I'm fairly certain it isn't a criminal offense, at least in most countries. . .

from Excursions in the Real World
William Trevor

Being Irish is complicated, in my case, by the fact that I am a writer of fiction. One circumstance influences the other; nationality seems irrelevant in the loose, uncharted world of art, then suddenly raises its voice; fiction insists on universality, then equally insists that a degree of parochialism can often best achieve this. A muddle of contradiction prevails, but since the practice of any art has to do with establishing order, muddles should be grist to the artistic mill. Or so at least you can pretend.

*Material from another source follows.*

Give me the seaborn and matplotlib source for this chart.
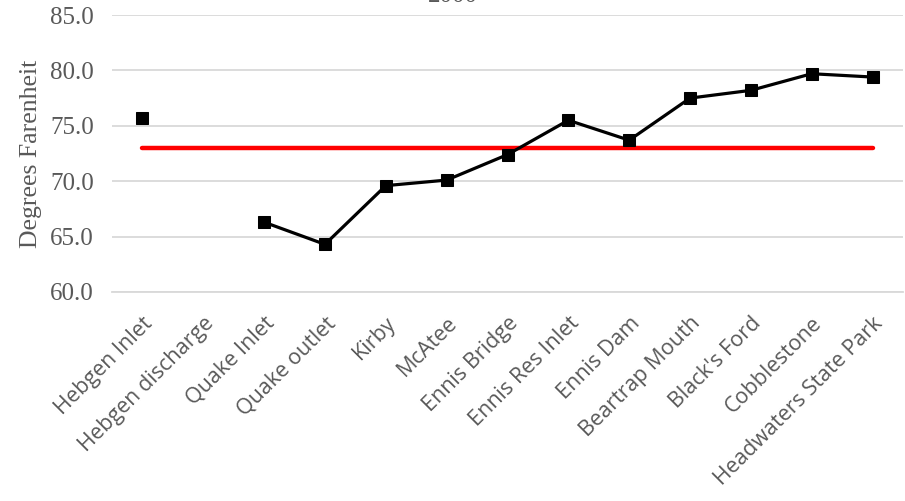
import numpy as np
import pandas as pd
import matplotlib
matplotlib.use("Agg")
import matplotlib.pyplot as plt
import seaborn as sns

# ---- data ----
categories = ["Hebgen Inlet", "Hebgen discharge", "Quake Inlet", "Quake outlet",
              "Kirby", "McAtee", "Ennis Bridge", "Ennis Res Inlet", "Ennis Dam",
              "Beartrap Mouth", "Black's Ford", "Cobblestone", "Headwaters State Park"]
temps = [75.7, np.nan, 66.3, 64.3, 69.6, 70.1, 72.4, 75.5, 73.7, 77.5, 78.2, 79.7, 79.4]
threshold = 73.0
title = "2000"
y_label = "Degrees Farenheit"
y_ticks = [60.0, 65.0, 70.0, 75.0, 80.0, 85.0]

sns.set_theme(style="white")
plt.rcParams["font.family"] = ["Liberation Serif", "DejaVu Serif"]

pos = np.arange(len(categories))
vals = np.array(temps, dtype=float)
seg = np.cumsum(np.isnan(vals))
df = pd.DataFrame({"pos": pos, "temp": vals, "seg": seg, "category": categories})
df_thr = pd.DataFrame({"pos": pos, "thr": [threshold] * len(categories)})

fig = plt.figure(figsize=(9.05, 5.01), dpi=100)
ax = fig.add_axes([112 / 905, 1 - 292 / 501, (903 - 112) / 905, (292 - 15) / 501])

grid_c = "#D9D9D9"
text_c = "#595959"

sns.lineplot(data=df_thr, x="pos", y="thr", ax=ax, color="#FF0000", linewidth=3.2,
             solid_capstyle="round", zorder=2)
sns.lineplot(data=df.dropna(), x="pos", y="temp", units="seg", estimator=None, ax=ax,
             color="black", linewidth=2.3, marker="s", markersize=8.5,
             markeredgecolor="black", zorder=3)

ax.set_xlim(-0.5, len(categories) - 0.5)
ax.set_ylim(y_ticks[0], y_ticks[-1])
ax.set_yticks(y_ticks)
ax.set_yticklabels([f"{t:.1f}" for t in y_ticks], fontsize=18, color=text_c,
                   family=["Liberation Serif"])
ax.yaxis.grid(True, color=grid_c, linewidth=1.3)
ax.set_axisbelow(True)

ax.set_xticks(pos)
ax.set_xticklabels(categories, rotation=45, ha="right", rotation_mode="anchor",
                   fontsize=15.5, color=text_c, family=["Open Sans", "DejaVu Sans"])
ax.tick_params(axis="x", which="major", length=0, pad=15)
ax.set_xticks(np.arange(len(categories) + 1) - 0.5, minor=True)
ax.tick_params(axis="x", which="minor", length=7, width=1.3, color=grid_c, direction="out")
ax.tick_params(axis="y", length=0, pad=13)

for s in ["top", "right", "left"]:
    ax.spines[s].set_visible(False)
ax.spines["bottom"].set_color(grid_c)
ax.spines["bottom"].set_linewidth(1.3)

ax.set_xlabel("")
ax.set_ylabel(y_label, fontsize=18.5, color=text_c, family=["Liberation Serif"], labelpad=6)

fig.text(0.5, 1 - 2 / 501, title, ha="center", va="baseline", fontsize=18,
         color=text_c, family=["Liberation Serif"])

fig.savefig("out.png", dpi=100)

Writing is a professional activity, yet when fiction is the end product it must necessarily also be a personal one. As you engage in it you cannot escape the person you are.

I think the critical point here is how universality is achieved.  It seems to me that it is almost always achieved in the particular.  Hamlet is not the prince of anywhere at anytime--he is not Everyman.  He is Hamlet--that he shares in the human condition makes some of what he says and does particular and some of it universal.  So, too with any work that attains universality.  It is universal because it speaks in particulars that are meaningful.  Thus Shakespeare is universal in a way that John Bunyan, writing allegorically and vaguely, cannot be.

But these are hasty thoughts on the matter--not deepthink.  And so they are subject to equally hasty revisions as conversation is engaged--or not.